The medieval setting is portrayed beautifully, including the vast gulf between the upper and lower classes of society, the corruption and greed of the nobility, and the hypocrisy of the medieval Roman Catholic church where religion has degenerated to mere outward rituals. Even the language is somewhat antiquated, which initially seems tedious, but persevere because you will soon find that this an enjoyable and essential addition that heightens the heroic atmosphere of the story. But the medieval setting is not presented without a social commentary - Pyle shows that the unbalanced social structure inevitably resulted in the oppression of the poor and weak. It is left to Robin Hood and his men to take justice into their own hands, and fight nobly for the cause of the downtrodden. Such justice is accomplished in a questionable manner, because the notion of robbing the rich to help the poor implicitly endorses civil disobedience. But the more important theme of seeking justice and maintaining truth and right is in itself a noble one. With Robin Hood, we find ourselves wanting justice, and being prepared to make unselfish sacrifices in order to achieve it. When justice is done, it is actually the greed and corruption of the nobility that has led to its own destruction and ruin.

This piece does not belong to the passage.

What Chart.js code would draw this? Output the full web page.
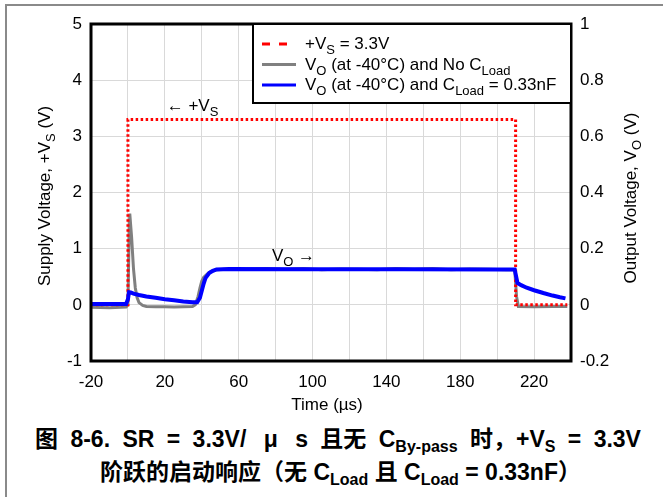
<!DOCTYPE html>
<html>
<head>
<meta charset="utf-8">
<script src="https://cdn.jsdelivr.net/npm/chart.js@4.4.0/dist/chart.umd.min.js"></script>
<style>
  body { margin: 0; background: #fff; }
  #wrap { position: relative; width: 663px; height: 497px; overflow: hidden; }
  #frame { position: absolute; left: 5px; top: 4px; width: 700px; height: 600px;
           border-top: 2px solid #8a8a8a; border-left: 2px solid #8a8a8a; }
  #chart { position: absolute; left: 0; top: 0; }
  .cap { position: absolute; left: 0; width: 676px; white-space: nowrap; color: #000; text-align: center;
         font: bold 23px "Liberation Sans", "Noto Sans CJK SC", sans-serif; line-height: 33px; }
  #cap1 { top: 423px; word-spacing: 6px; }
  #cap1 .mu { margin: 0 5px; }
  #cap2 { top: 456px; left: 9px; width: 663px; }
  .cap sub { font-size: 16px; vertical-align: -5px; line-height: 0; word-spacing: 0; }
</style>
</head>
<body>
<div id="wrap">
  <div id="frame"></div>
  <canvas id="chart" width="663" height="415"></canvas>
  <div class="cap" id="cap1">图 8-6. SR = 3.3V/ <span class="mu">μ</span> s 且无 C<sub>By-pass</sub> 时，+V<sub>S</sub> = 3.3V</div>
  <div class="cap" id="cap2">阶跃的启动响应（无 C<sub>Load</sub> 且 C<sub>Load</sub> = 0.33nF）</div>
</div>
<script>
// supply step (left axis, V)
const vsTime = [-20, 0, 0, 210, 210, 238];
const vsValues = [0, 0, 3.3, 3.3, 0, 0];

// output, no load cap (right axis, V)
const noLoadTime = [-20, -10, -1, 0, 0.5, 1, 2, 3, 4, 5, 6, 8, 10, 15, 20, 25, 30, 35, 36.5,
  38, 39, 40, 41, 43, 45, 48, 55, 65, 75, 85, 95, 105, 115, 125, 135, 145, 155, 165, 175, 185,
  195, 205, 209.5, 210.5, 211.5, 220, 230, 238];
const noLoadValues = [-0.009, -0.01, -0.008, 0.0, 0.2, 0.325, 0.24, 0.13, 0.06, 0.025, 0.008, -0.002,
  -0.006, -0.007, -0.007, -0.008, -0.007, -0.006, 0.0, 0.03, 0.06, 0.085, 0.098, 0.11, 0.119, 0.125,
  0.128, 0.126, 0.129, 0.126, 0.129, 0.125, 0.128, 0.127, 0.125, 0.129, 0.127, 0.129, 0.125, 0.128,
  0.127, 0.125, 0.126, 0.03, -0.006, -0.007, -0.006, -0.006];

// output, CLoad = 0.33nF (right axis, V)
const loadTime = [-20, -1, 0, 0.6, 1.5, 3, 6, 10, 15, 20, 25, 30, 35, 37.5, 39, 40, 41, 42, 44,
  46, 48, 55, 100, 150, 200, 209.5, 211, 213, 216, 220, 225, 230, 234, 237];
const loadValues = [0.003, 0.003, 0.02, 0.045, 0.044, 0.04, 0.035, 0.03, 0.025, 0.02, 0.016, 0.012,
  0.009, 0.009, 0.025, 0.05, 0.075, 0.095, 0.113, 0.121, 0.126, 0.128, 0.127, 0.127, 0.126, 0.126,
  0.078, 0.07, 0.061, 0.052, 0.042, 0.033, 0.027, 0.023];

const xTicks = [-20, 20, 60, 100, 140, 180, 220];

const FONT = '"Liberation Sans", Arial, sans-serif';
const FS = 17;

function toPoints(xs, ys) {
    return xs.map((x, i) => ({ x: x, y: ys[i] }));
}

// draws text with subscript parts, returns end x
function drawRich(ctx, parts, x, y, size) {
    let cx = x;
    parts.forEach(p => {
        const s = p.sub ? Math.round(size * 0.78) : size;
        ctx.font = s + 'px ' + FONT;
        ctx.fillText(p.t, cx, y + (p.sub ? size * 0.3 : 0));
        cx += ctx.measureText(p.t).width;
    });
    return cx;
}

function richWidth(ctx, parts, size) {
    let w = 0;
    parts.forEach(p => {
        const s = p.sub ? Math.round(size * 0.78) : size;
        ctx.font = s + 'px ' + FONT;
        w += ctx.measureText(p.t).width;
    });
    return w;
}

const decorPlugin = {
    id: 'decor',
    afterDatasetsDraw(chart) {
        const { ctx, chartArea: a } = chart;
        ctx.save();
        ctx.strokeStyle = '#000';
        ctx.lineWidth = 3;
        ctx.strokeRect(a.left, a.top, a.right - a.left, a.bottom - a.top);
        ctx.restore();
    },
    afterDraw(chart) {
        const { ctx, chartArea: a, scales } = chart;
        ctx.save();
        ctx.textBaseline = 'alphabetic';

        // legend box
        const lx = 253, ly = a.top, lw = a.right - 253, lh = 79;
        ctx.fillStyle = '#fff';
        ctx.fillRect(lx, ly, lw, lh);
        ctx.strokeStyle = '#000';
        ctx.lineWidth = 2;
        ctx.strokeRect(lx, ly, lw, lh);

        const rows = [
            { color: '#ff0000', dash: [8, 9], parts: [{ t: '+V' }, { t: 'S', sub: true }, { t: ' = 3.3V' }] },
            { color: '#808080', dash: [], parts: [{ t: 'V' }, { t: 'O', sub: true }, { t: ' (at -40°C) and No C' }, { t: 'Load', sub: true }] },
            { color: '#0000ff', dash: [], parts: [{ t: 'V' }, { t: 'O', sub: true }, { t: ' (at -40°C) and C' }, { t: 'Load', sub: true }, { t: ' = 0.33nF' }] }
        ];
        rows.forEach((r, i) => {
            const base = ly + 25 + i * 20.5;
            ctx.beginPath();
            ctx.strokeStyle = r.color;
            ctx.lineWidth = 3;
            ctx.setLineDash(r.dash);
            ctx.moveTo(262, base - 5);
            ctx.lineTo(296, base - 5);
            ctx.stroke();
            ctx.setLineDash([]);
            ctx.fillStyle = '#000';
            drawRich(ctx, r.parts, 305, base, FS);
        });

        // in-plot labels
        const x = scales.x, y = scales.y, y1 = scales.y1;
        ctx.fillStyle = '#000';
        drawRich(ctx, [{ t: '← +V' }, { t: 'S', sub: true }], x.getPixelForValue(21), y.getPixelForValue(3.45), FS);
        drawRich(ctx, [{ t: 'V' }, { t: 'O', sub: true }, { t: ' →' }], x.getPixelForValue(78), y1.getPixelForValue(0.155), FS);

        // axis titles
        const leftT = [{ t: 'Supply Voltage, +V' }, { t: 'S', sub: true }, { t: ' (V)' }];
        const rightT = [{ t: 'Output Voltage, V' }, { t: 'O', sub: true }, { t: ' (V)' }];
        ctx.save();
        ctx.translate(50, 196);
        ctx.rotate(-Math.PI / 2);
        drawRich(ctx, leftT, -richWidth(ctx, leftT, FS) / 2, 0, FS);
        ctx.restore();
        ctx.save();
        ctx.translate(636, 198);
        ctx.rotate(-Math.PI / 2);
        drawRich(ctx, rightT, -richWidth(ctx, rightT, FS) / 2, 0, FS);
        ctx.restore();

        ctx.font = FS + 'px ' + FONT;
        ctx.textAlign = 'center';
        ctx.fillText('Time (µs)', 327, 410);
        ctx.restore();
    }
};

const tickFont = { family: FONT, size: FS };

new Chart(document.getElementById('chart'), {
    type: 'line',
    data: {
        datasets: [
            {
                label: 'Vs',
                data: toPoints(vsTime, vsValues),
                yAxisID: 'y',
                borderColor: '#ff0000',
                borderWidth: 3,
                borderDash: [2.5, 2.5],
                pointRadius: 0,
                order: 1
            },
            {
                label: 'Vo no load',
                data: toPoints(noLoadTime, noLoadValues),
                yAxisID: 'y1',
                borderColor: '#808080',
                borderWidth: 3,
                pointRadius: 0,
                order: 2
            },
            {
                label: 'Vo load',
                data: toPoints(loadTime, loadValues),
                yAxisID: 'y1',
                borderColor: '#0000ff',
                borderWidth: 4,
                pointRadius: 0,
                order: 0
            }
        ]
    },
    options: {
        responsive: false,
        devicePixelRatio: 1,
        animation: false,
        layout: { padding: { top: 24, left: 0, right: 0, bottom: 0 } },
        plugins: {
            legend: { display: false },
            tooltip: { enabled: false }
        },
        scales: {
            x: {
                type: 'linear',
                min: -20,
                max: 240,
                grid: { color: '#d9d9d9', drawTicks: false },
                border: { display: false },
                ticks: {
                    stepSize: 20,
                    autoSkip: false,
                    maxRotation: 0,
                    padding: 11,
                    color: '#000',
                    font: tickFont,
                    callback: v => xTicks.includes(v) ? String(v) : ''
                },
                afterFit: s => { s.height = 54; }
            },
            y: {
                position: 'left',
                min: -1,
                max: 5,
                grid: { color: '#d9d9d9', drawTicks: false },
                border: { display: false },
                ticks: {
                    stepSize: 1,
                    padding: 9,
                    color: '#000',
                    font: tickFont
                },
                afterFit: s => { s.width = 91; }
            },
            y1: {
                position: 'right',
                min: -0.2,
                max: 1,
                grid: { display: false, drawTicks: false },
                border: { display: false },
                ticks: {
                    stepSize: 0.2,
                    padding: 9,
                    color: '#000',
                    font: tickFont,
                    callback: v => String(Math.round(v * 10) / 10)
                },
                afterFit: s => { s.width = 92; }
            }
        }
    },
    plugins: [decorPlugin]
});
</script>
</body>
</html>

But the real attraction of this gem are the enthralling exploits of Robin Hood and his band of merry men. Howard Pyle presents Sherwood Forest as a rather glamorous utopian world where feasting and song abound, where it is never winter, and where the ale rarely runs dry. Robin Hood clearly represents a form of hedonism, and in his company there is never a lack of action, adventure, or for that matter - ale. But its not the beer that attracts us to Robin Hood, its rather his bravado. There is no end to the accomplishments of muscles and mind, as he and his merry band outwit all comers by sheer physical skill in archery, wrestling, swordmanship, and quarter-staff combat, or by outsmarting them with deceit and disguise. To our delight, Robins brawn and brains always come out on top at the end.
Howard Pyles collection of Robin Hoods merry adventures is a classic that is constantly entertaining and exciting - one that youll want to own and read over and over!